Optare per avere domicilio e residenza in luoghi differenti ha conseguenze pratiche non indifferenti. Per esempio, ricevere comunicazioni legali o notifiche riguardanti lavoro presso un indirizzo separato da quello di residenza è particolarmente vantaggioso. Questo consente a professionisti, come avvocati o freelance, di gestire in modo ordinato tutte le comunicazioni relative alla loro attività senza dover mescolare le faccende lavorative con la vita privata. Per chi frequenta corsi universitari in altro genere di situazioni simili, avere un domicilio vicino al luogo di studio è decisamente utile.
Ma questo non significa che le due situazioni siano sempre facili da gestire: si può incorrere in complicazioni logistiche e burocratiche se non si tiene tutto sotto controllo. Sicuramente, avere un indirizzo di riferimento separato facilita le questioni legali e aiuta a tenere ordinati i documenti, concedendo una certa privacy. Eppure, ci si deve sempre ricordare di aggiornare eventuali comunicazioni legate alla residenza nel caso di trasferimenti duraturi.
Per chi desidera fissare un domicilio diverso dalla residenza esistente, la buona notizia è che non vi è alcun bisogno di passare attraverso una registrazione ufficiale.
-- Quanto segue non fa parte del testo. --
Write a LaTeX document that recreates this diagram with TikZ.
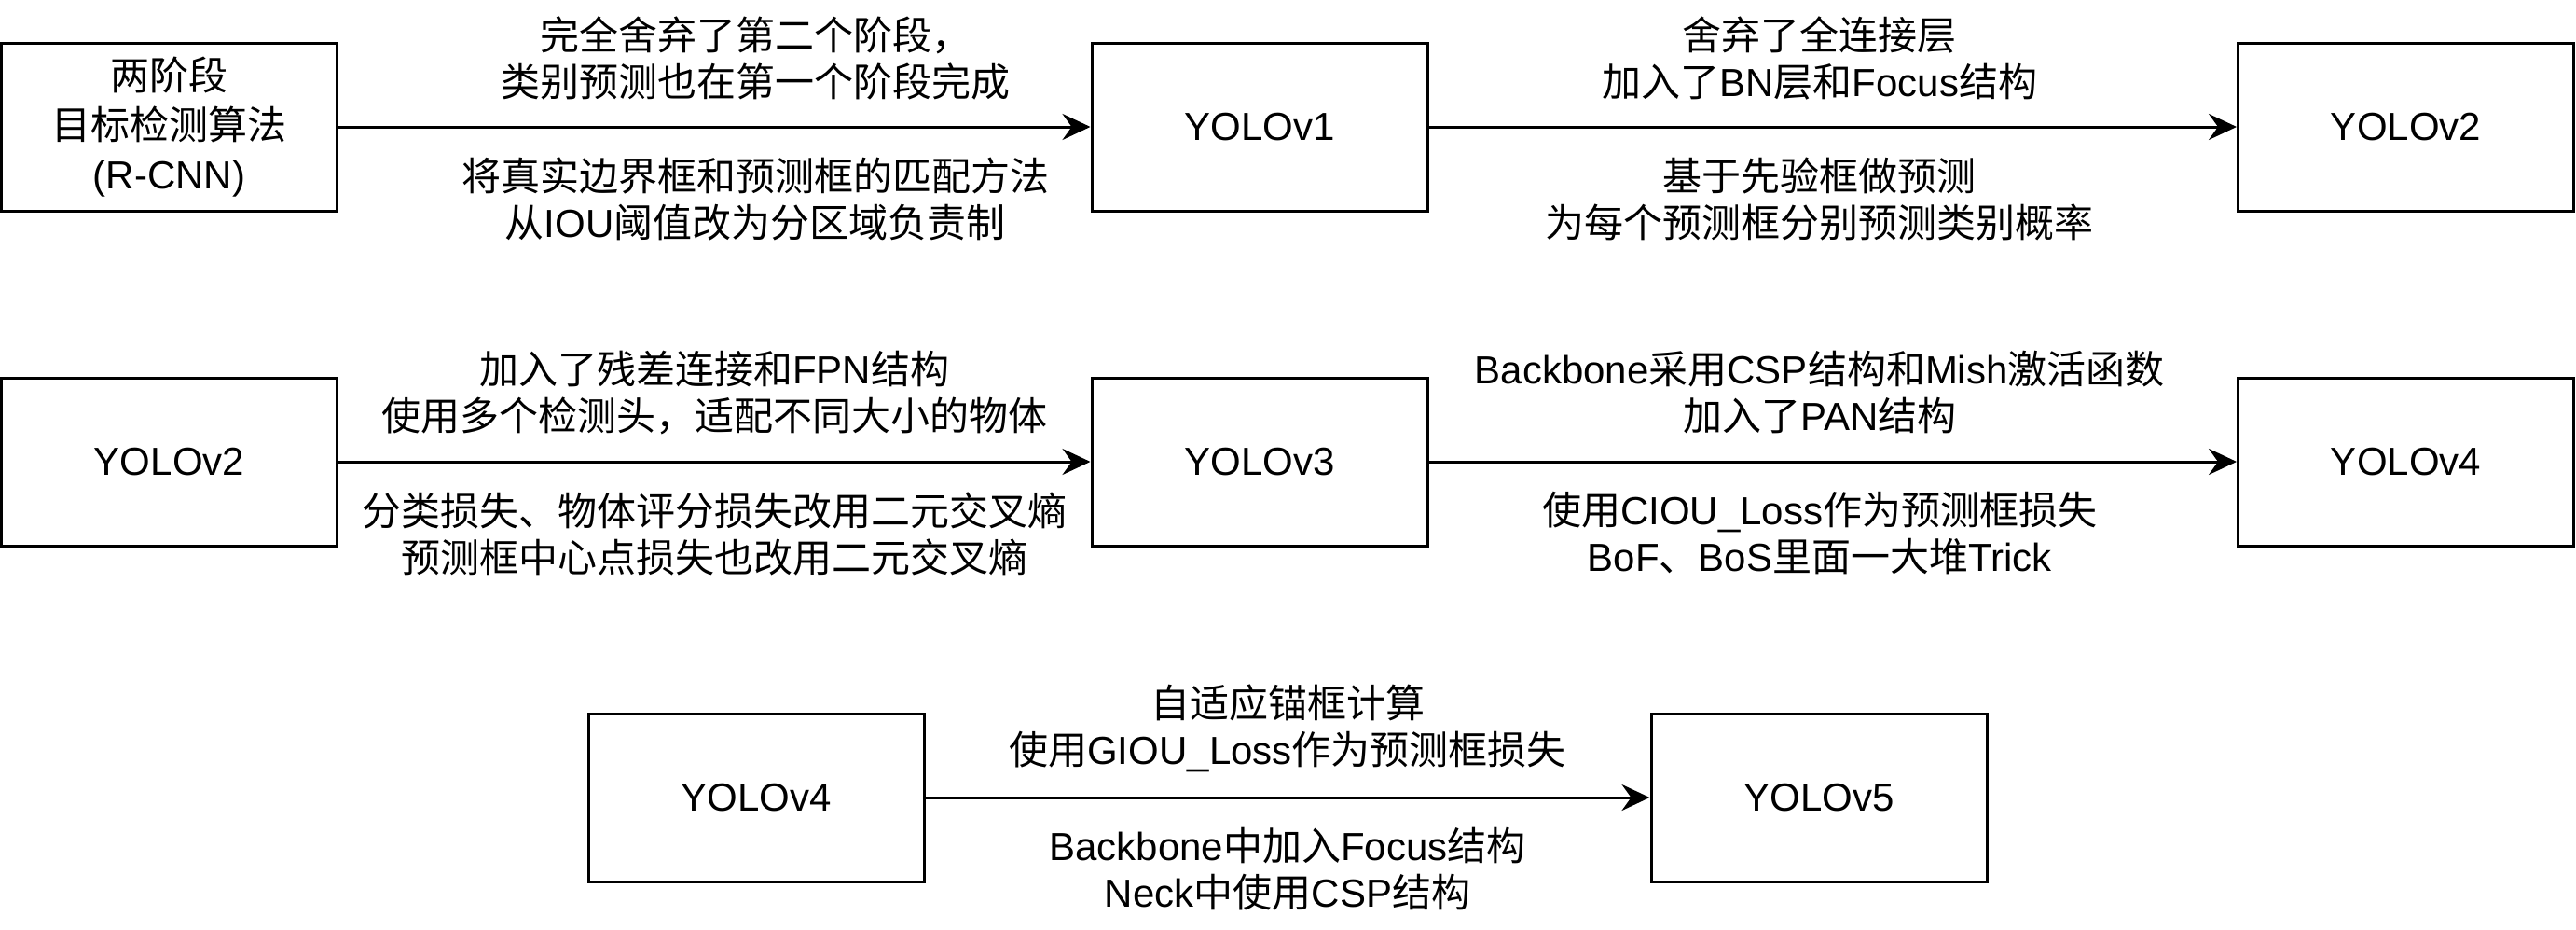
\documentclass[tikz,border=0pt]{standalone}
\usepackage{fontspec}
\setmainfont{Liberation Sans}
\newfontfamily\zhfont{Noto Sans CJK SC}
\usetikzlibrary{arrows.meta}

% Chinese characters switch to the CJK font by themselves
\XeTeXinterchartokenstate=1
\newXeTeXintercharclass\zhclass
\newcount\zhc
\def\zhrange#1#2{\zhc=#1\relax\loop\XeTeXcharclass\zhc=\zhclass\ifnum\zhc<#2\advance\zhc by 1\repeat}
\zhrange{"3000}{"303F}
\zhrange{"4E00}{"9FFF}
\zhrange{"FF00}{"FFEF}
\XeTeXinterchartoks 0 \zhclass = {\zhfont}
\XeTeXinterchartoks 4095 \zhclass = {\zhfont}
\XeTeXinterchartoks \zhclass 0 = {\rmfamily}
\XeTeXinterchartoks \zhclass 4095 = {\rmfamily}

\tikzset{every picture/.style={line width=0.75pt}}
\tikzset{
  stage/.style={draw, minimum width=90pt, minimum height=45pt, inner sep=0pt, align=center},
  flow/.style={-{Stealth[length=7.5pt,width=7pt,inset=2.5pt]}},
  note/.style={align=center, inner sep=0pt},
}

\begin{document}
\begin{tikzpicture}[x=0.25pt,y=0.25pt,yscale=-1,xscale=1,font=\fontsize{10.5}{12.5}\selectfont]

\useasboundingbox (0,0) rectangle (2763,996);

% first row
\node [stage, font=\fontsize{10.5}{13.25}\selectfont] (rcnn) at (181.5,136) {两阶段\\目标检测算法\\(R-CNN)};
\node [stage] (v1) at (1351,136) {YOLOv1};
\node [stage] (v2) at (2580.5,136) {YOLOv2};

% second row
\node [stage] (v2b) at (181.5,495) {YOLOv2};
\node [stage] (v3) at (1351,495) {YOLOv3};
\node [stage] (v4) at (2580.5,495) {YOLOv4};

% third row
\node [stage] (v4b) at (811,855) {YOLOv4};
\node [stage] (v5) at (1951,855) {YOLOv5};

\draw [flow] (rcnn) -- (v1)
  node [note, midway, xshift=11pt, yshift=18.5pt] (t1) {完全舍弃了第二个阶段，\\类别预测也在第一个阶段完成}
  node [note, midway, xshift=11pt, yshift=-19.25pt] (b1) {将真实边界框和预测框的匹配方法\\从IOU阈值改为分区域负责制};
\draw [flow] (v1) -- (v2)
  node [note, midway, xshift=-3.5pt, yshift=18.5pt] (t2) {舍弃了全连接层\\加入了BN层和Focus结构}
  node [note, midway, xshift=-3.5pt, yshift=-19.25pt] (b2) {基于先验框做预测\\为每个预测框分别预测类别概率};
\draw [flow] (v2b) -- (v3)
  node [note, midway, yshift=18.5pt] (t3) {加入了残差连接和FPN结构\\使用多个检测头，适配不同大小的物体}
  node [note, midway, yshift=-19.25pt] (b3) {分类损失、物体评分损失改用二元交叉熵\\预测框中心点损失也改用二元交叉熵};
\draw [flow] (v3) -- (v4)
  node [note, midway, xshift=-3.5pt, yshift=18.5pt] (t4) {Backbone采用CSP结构和Mish激活函数\\加入了PAN结构}
  node [note, midway, xshift=-3.5pt, yshift=-19.25pt] (b4) {使用CIOU\_Loss作为预测框损失\\BoF、BoS里面一大堆Trick};
\draw [flow] (v4b) -- (v5)
  node [note, midway, yshift=18.5pt] (t5) {自适应锚框计算\\使用GIOU\_Loss作为预测框损失}
  node [note, midway, yshift=-19.25pt] (b5) {Backbone中加入Focus结构\\Neck中使用CSP结构};

\end{tikzpicture}
\end{document}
Si può semplicemente decidere di indicare un nuovo indirizzo per ricevere comunicazioni legali, e questo è il caso frequente per liberi professionisti, come commercialisti o avvocati. Essi possono indicare il proprio studio come domicilio elettivo, semplificando la gestione della corrispondenza e mantenendo la riservatezza dell’indirizzo personale.
Nel contesto legale, è comune che le persone stabiliscano un domicilio presso lo studio del proprio avvocato, il che consente una gestione più fluida degli affari legati alle controversie. Quest’approccio rende le notifiche decisamente più rapide ed efficaci, garantendo che le informazioni giungano a destinazione in tempi brevi, senza che ci sia il rischio di confondere la corrispondenza professionale con quella personale.
Se una persona non abita nel luogo di residenza che ha dichiarato, si possono presentare problemi! È importante capire che non rispettare questo aspetto della normativa anagrafica può portare a sanzioni severe per falsa dichiarazione. Le leggi italiane richiedono che la residenza rifletta effettivamente dove la persona vive. Dichiarare un’abitazione non corrispondente alla realtà per ottenere vantaggi fiscali o accesso a servizi è visto come un illecito e può comportare multe e potenziali procedure legali.
In pratica, ciò implica che se si è iscritti a una residenza e le forze dell’ordine, o gli enti competenti, accertano che non ci si abita realmente, scattano le conseguenze. La legge non tollera abusi del sistema anagrafico e può addirittura prevedere un’azione di verifica per accertare il luogo di vita attuale. Per evitare tali problematiche, è raccomandabile tenere aggiornata la residenza se si decide di trasferirsi stabilmente in un’altra località.